Bank of Montreal (BMO), which just completed its $16.3 billion takeover of Bank of the West, expects to be able to gain share even in US markets where the firm only has a sparse branch presence.
The Bank of the West deal expands Bank of Montreal’s US footprint to 32 states and gives it 1.8 million new customers. But, in many of those markets, Bank of the West has a limited branch presence, raising questions about whether the Canadian lender will have sufficient scale to attract new customers.
While such a sparse footprint in some cities would have hurt a bank’s ability to grow in a market a decade ago, customers’ increased reliance on digital capabilities makes even a single branch in a city sufficient for many clients to give a bank their business, said Ernie Johannson, Bank of Montreal’s head of North American personal and business banking.

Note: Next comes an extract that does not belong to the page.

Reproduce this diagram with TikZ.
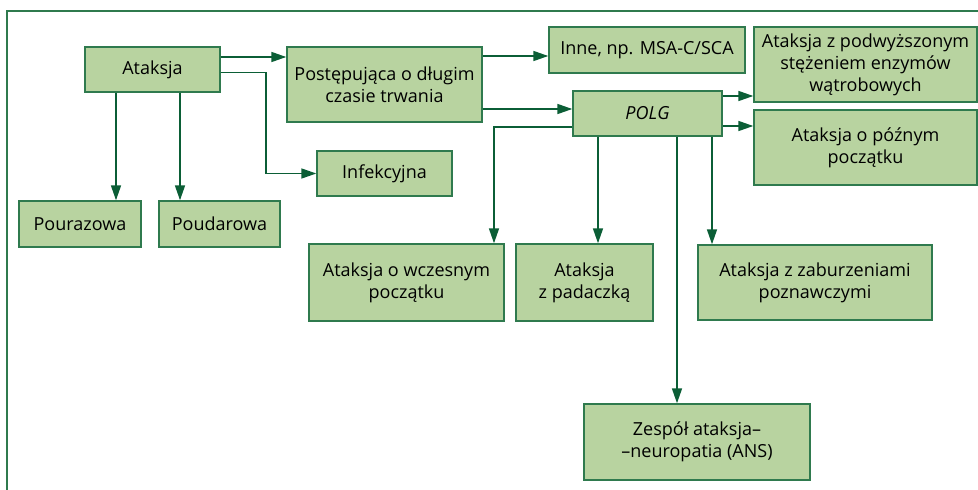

“Consumers are very much what we call ‘light-branch ready’ — as in they have digital capability, but they want to know that there is a branch somewhere where they can have a conversation,” she said. “That combination of a light branch with a strong digital capability is really the power play in retail right now. You combine that with marketing and analytics, and you’re able to really punch above your weight based on your branch market share.”
Bank of Montreal sees the new Bank of the West markets being of particular benefit to its digital deposit-taking efforts and its wealth-management franchise, Johannson said. The Toronto-based company purchased Bank of the West from BNP Paribas SA.